Colorado’s interior is manned by sophomore center Alex Kelley, in his first season as a starter. Last year, he played in all 12 games, nine on offense. Out of his 97 snaps on offense, the Buffs charted 58 plus plays (0 or positive gain). He’s very disciplined, not allowing a sack or pressure, and not being flagged for a penalty.
The most veteran part of the line are the two guards – seniors Kaiwi Crabb and Daniel Munyer. Munyer was selected as a preseason second-team All-Pac-12 lineman and is one of six team captains. He has 24 starts in the past two years. Crabb is the most versatile lineman, who’s played left tackle and center. Last season, he started 12 games at left guard after a year where he didn’t see any action due to a back injury.

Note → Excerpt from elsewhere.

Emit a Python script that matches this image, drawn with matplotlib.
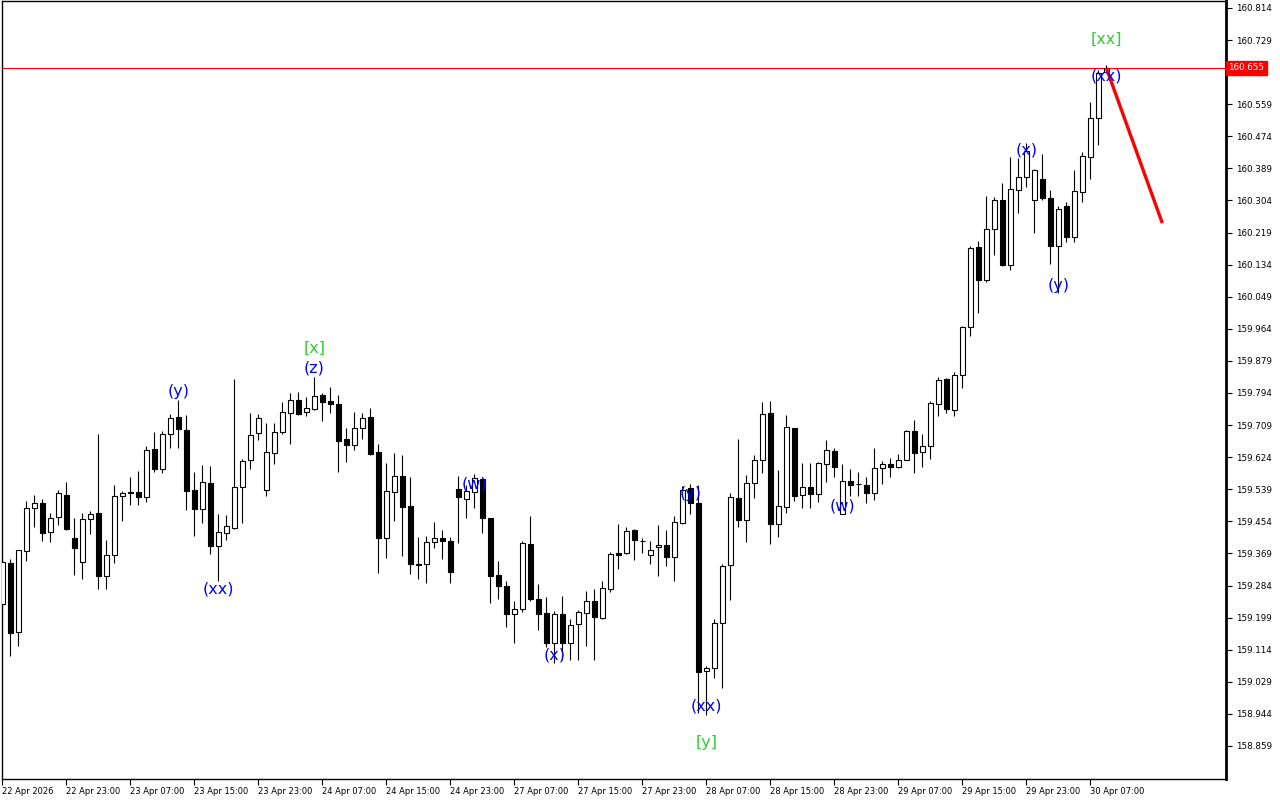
import matplotlib
matplotlib.use('Agg')
import matplotlib.pyplot as plt
import matplotlib.transforms as mtransforms
import numpy as np

# ---------------- data ----------------
opens = [
159.235, 159.344, 159.161, 159.375, 159.489, 159.503, 159.426, 159.466, 159.524, 159.410,
159.346, 159.460, 159.476, 159.309, 159.365, 159.521, 159.528, 159.532, 159.518, 159.646,
159.593, 159.685, 159.730, 159.696, 159.537, 159.487, 159.556, 159.389, 159.423, 159.436,
159.545, 159.617, 159.688, 159.537, 159.635, 159.691, 159.741, 159.775, 159.744, 159.752,
159.789, 159.773, 159.765, 159.672, 159.656, 159.701, 159.730, 159.638, 159.410, 159.532,
159.574, 159.495, 159.338, 159.341, 159.399, 159.410, 159.402, 159.540, 159.513, 159.532,
159.566, 159.463, 159.312, 159.283, 159.209, 159.222, 159.394, 159.248, 159.211, 159.132,
159.209, 159.132, 159.182, 159.211, 159.243, 159.198, 159.275, 159.370, 159.370, 159.431,
159.402, 159.365, 159.386, 159.391, 159.360, 159.450, 159.542, 159.503, 159.058, 159.066,
159.185, 159.338, 159.516, 159.458, 159.556, 159.617, 159.741, 159.447, 159.492, 159.701,
159.524, 159.545, 159.526, 159.606, 159.640, 159.473, 159.561, 159.553, 159.550, 159.529,
159.595, 159.606, 159.598, 159.617, 159.693, 159.638, 159.654, 159.765, 159.831, 159.749,
159.842, 159.969, 160.181, 160.093, 160.228, 160.305, 160.133, 160.332, 160.366, 160.305,
160.361, 160.311, 160.183, 160.289, 160.207, 160.326, 160.419, 160.522, 160.645]

highs = [
159.357, 159.354, 159.378, 159.508, 159.524, 159.513, 159.476, 159.537, 159.558, 159.463,
159.476, 159.481, 159.685, 159.405, 159.550, 159.534, 159.571, 159.587, 159.654, 159.691,
159.693, 159.738, 159.775, 159.736, 159.585, 159.603, 159.601, 159.473, 159.471, 159.831,
159.619, 159.741, 159.738, 159.714, 159.714, 159.770, 159.794, 159.797, 159.783, 159.836,
159.794, 159.810, 159.789, 159.701, 159.744, 159.741, 159.754, 159.659, 159.609, 159.635,
159.630, 159.571, 159.412, 159.415, 159.452, 159.431, 159.412, 159.574, 159.550, 159.579,
159.569, 159.463, 159.349, 159.296, 159.243, 159.402, 159.468, 159.288, 159.254, 159.217,
159.256, 159.195, 159.219, 159.269, 159.275, 159.296, 159.373, 159.447, 159.439, 159.434,
159.410, 159.402, 159.444, 159.431, 159.468, 159.548, 159.553, 159.550, 159.071, 159.195,
159.341, 159.529, 159.672, 159.577, 159.630, 159.770, 159.773, 159.590, 159.736, 159.701,
159.609, 159.609, 159.611, 159.669, 159.648, 159.606, 159.593, 159.585, 159.571, 159.648,
159.614, 159.622, 159.632, 159.696, 159.722, 159.685, 159.773, 159.836, 159.834, 159.850,
159.971, 160.183, 160.197, 160.316, 160.313, 160.350, 160.419, 160.416, 160.456, 160.387,
160.427, 160.332, 160.289, 160.300, 160.385, 160.432, 160.565, 160.650, 160.662]

lows = [
159.224, 159.097, 159.124, 159.349, 159.439, 159.402, 159.399, 159.444, 159.431, 159.312,
159.301, 159.421, 159.275, 159.275, 159.344, 159.455, 159.497, 159.497, 159.505, 159.585,
159.582, 159.648, 159.648, 159.484, 159.415, 159.450, 159.368, 159.296, 159.405, 159.434,
159.450, 159.593, 159.669, 159.521, 159.606, 159.685, 159.659, 159.736, 159.733, 159.749,
159.720, 159.741, 159.585, 159.611, 159.643, 159.672, 159.630, 159.317, 159.357, 159.455,
159.362, 159.315, 159.301, 159.291, 159.383, 159.354, 159.291, 159.397, 159.463, 159.489,
159.423, 159.238, 159.248, 159.174, 159.132, 159.214, 159.243, 159.166, 159.121, 159.079,
159.087, 159.087, 159.087, 159.124, 159.087, 159.195, 159.267, 159.328, 159.368, 159.352,
159.370, 159.341, 159.309, 159.336, 159.296, 159.447, 159.473, 158.946, 158.941, 159.039,
159.012, 159.246, 159.439, 159.399, 159.516, 159.582, 159.394, 159.412, 159.476, 159.508,
159.489, 159.489, 159.505, 159.558, 159.571, 159.473, 159.521, 159.521, 159.503, 159.511,
159.553, 159.571, 159.596, 159.617, 159.582, 159.598, 159.619, 159.733, 159.741, 159.733,
159.807, 159.945, 160.006, 160.088, 160.159, 160.130, 160.120, 160.271, 160.340, 160.218,
160.305, 160.136, 160.059, 160.194, 160.194, 160.300, 160.361, 160.451, 160.642]

closes = [
159.346, 159.158, 159.378, 159.489, 159.503, 159.423, 159.463, 159.529, 159.434, 159.383,
159.460, 159.473, 159.309, 159.365, 159.521, 159.529, 159.531, 159.518, 159.643, 159.593,
159.685, 159.728, 159.698, 159.534, 159.487, 159.558, 159.389, 159.426, 159.442, 159.545,
159.614, 159.683, 159.728, 159.638, 159.691, 159.744, 159.775, 159.738, 159.754, 159.786,
159.770, 159.765, 159.667, 159.656, 159.701, 159.728, 159.632, 159.410, 159.534, 159.574,
159.492, 159.341, 159.340, 159.399, 159.410, 159.402, 159.320, 159.518, 159.534, 159.569,
159.463, 159.309, 159.283, 159.209, 159.222, 159.397, 159.248, 159.209, 159.132, 159.209,
159.132, 159.179, 159.214, 159.243, 159.201, 159.277, 159.368, 159.365, 159.428, 159.405,
159.402, 159.378, 159.391, 159.360, 159.452, 159.537, 159.503, 159.055, 159.066, 159.185,
159.336, 159.518, 159.458, 159.556, 159.617, 159.738, 159.447, 159.495, 159.704, 159.521,
159.545, 159.526, 159.609, 159.643, 159.598, 159.561, 159.550, 159.553, 159.529, 159.595,
159.606, 159.598, 159.617, 159.693, 159.635, 159.654, 159.767, 159.828, 159.752, 159.842,
159.969, 160.178, 160.093, 160.228, 160.305, 160.133, 160.334, 160.366, 160.435, 160.385,
160.311, 160.183, 160.281, 160.207, 160.329, 160.422, 160.522, 160.642, 160.655]

x_tick_labels = ["22 Apr 2026", "22 Apr 23:00", "23 Apr 07:00", "23 Apr 15:00",
                 "23 Apr 23:00", "24 Apr 07:00", "24 Apr 15:00", "24 Apr 23:00",
                 "27 Apr 07:00", "27 Apr 15:00", "27 Apr 23:00", "28 Apr 07:00",
                 "28 Apr 15:00", "28 Apr 23:00", "29 Apr 07:00", "29 Apr 15:00",
                 "29 Apr 23:00", "30 Apr 07:00"]
x_tick_idx = list(range(0, 137, 8))

y_ticks = [160.814, 160.729, 160.644, 160.559, 160.474, 160.389, 160.304, 160.219,
           160.134, 160.049, 159.964, 159.879, 159.794, 159.709, 159.624, 159.539,
           159.454, 159.369, 159.284, 159.199, 159.114, 159.029, 158.944, 158.859]

last_price = 160.655

forecast_x = [138, 145]
forecast_y = [160.655, 160.244]

wave_text = ["(y)", "(xx)", "[x]", "(z)", "(w)", "(x)", "(y)", "(xx)", "[y]",
             "(w)", "(x)", "(y)", "(xx)", "[xx]"]
wave_idx = [22, 27, 39, 39, 59, 69, 86, 88, 88, 105, 128, 132, 138, 138]
wave_price = [159.799, 159.275, 159.913, 159.860, 159.553, 159.100, 159.529,
              158.965, 158.867, 159.495, 160.438, 160.080, 160.634, 160.732]
wave_kind = ["b", "b", "g", "b", "b", "b", "b", "b", "g", "b", "b", "b", "b", "g"]

BLUE = "#0000FF"
GREEN = "#32CD32"

# ---------------- plot ----------------
fig = plt.figure(figsize=(12.8, 8), dpi=100)
fig.patch.set_facecolor("white")
ax = fig.add_axes([1.5 / 1280, 1 - 779 / 800, (1226 - 1.5) / 1280, (779 - 0.5) / 800])

o = np.array(opens); h = np.array(highs); l = np.array(lows); c = np.array(closes)
x = np.arange(len(o))
up = c >= o

ax.vlines(x, l, h, color="black", linewidth=0.8, zorder=2)
ax.bar(x[up], (c - o)[up], bottom=o[up], width=0.58, facecolor="white",
       edgecolor="black", linewidth=0.8, zorder=3)
ax.bar(x[~up], (o - c)[~up], bottom=c[~up], width=0.58, facecolor="black",
       edgecolor="black", linewidth=0.8, zorder=3)

ax.axhline(last_price, color="red", linewidth=0.8, zorder=1)
ax.plot(forecast_x, forecast_y, color="red", linewidth=2.4, solid_capstyle="butt", zorder=5)

for t, i, p, k in zip(wave_text, wave_idx, wave_price, wave_kind):
    ax.text(i, p, t, color=BLUE if k == "b" else GREEN, fontsize=11.5,
            ha="center", va="center", zorder=6, family="DejaVu Sans")

ax.set_xlim(-0.1, -0.1 + (1226 - 1.5) / 8)
ax.set_ylim(160.835 - 779 * 0.002649, 160.835 - 0.5 * 0.002649)

ax.yaxis.tick_right()
ax.set_yticks(y_ticks)
# the tick label hidden behind the current-price box is left blank
ax.set_yticklabels(["" if abs(v - last_price) < 0.03 else f"{v:.3f}" for v in y_ticks])
ax.tick_params(axis="y", which="both", direction="out", length=4, width=0.8,
               labelsize=6.3, pad=3, colors="black")

ax.set_xticks(x_tick_idx)
ax.set_xticklabels(x_tick_labels)
ax.tick_params(axis="x", which="both", direction="out", length=4, width=0.8,
               labelsize=6, pad=2, colors="black")
for lab in ax.get_xticklabels():
    lab.set_horizontalalignment("left")

for sp in ax.spines.values():
    sp.set_color("black")
    sp.set_linewidth(1.0)
ax.spines["right"].set_linewidth(2.0)

trans = mtransforms.blended_transform_factory(ax.transAxes, ax.transData)
ax.text(1.0018, last_price, f"{last_price:.3f}", transform=trans, ha="left", va="center",
        color="white", fontsize=6.3, zorder=10, clip_on=False,
        bbox=dict(facecolor="red", edgecolor="red", boxstyle="square,pad=0.3"))

fig.savefig("out.png", dpi=100, facecolor="white")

As a redshirt freshman, he played in all 13 games, though he didn’t start any.
The veteran interior is going to put the onus on the interior of the defensive line -- Austin Clark and Mustafa Jalil -- who came up with his first solo sack of his career last Saturday.
Of the three QB hurries the Bears have tallied this year, all three have come from defensive ends. Of the eight sacks, five have come from those defensive ends, led by two apiece from Scarlett and Todd Barr. The best way to create turnovers is to create pressure, and after four games, the Buffaloes are -2 in turnover margin, with 17 quarterback hurries and six sacks allowed.
4. Home, sweet home. Last year, Jared Goff had one of his worst games of the season in Boulder, as he went 23-for-45 with an interception, just 173 passing yards and two sacks. He was replaced by Zach Kline on the second drive of the third quarter, and returned in the fourth to go 7-for-15 with an interception, and was sacked twice. This year, the Bears will be back home in Memorial Stadium, without the howling wind and freezing temperatures they encountered last season. Beyond that, Goff has improved by leaps and bounds as a quarterback, and has found his voice as a leader and as a team captain. The weather for Saturday’s start? Sunny skies and 73 degrees.
Goff’s stats at home: 243-for-385 for 2,808 yards and 20 touchdowns to 8 interceptions, and a 137.4 QB rating. Memorial Stadium, it would seem – with its mid-day start times and home crowd – see m to agree with the sophomore.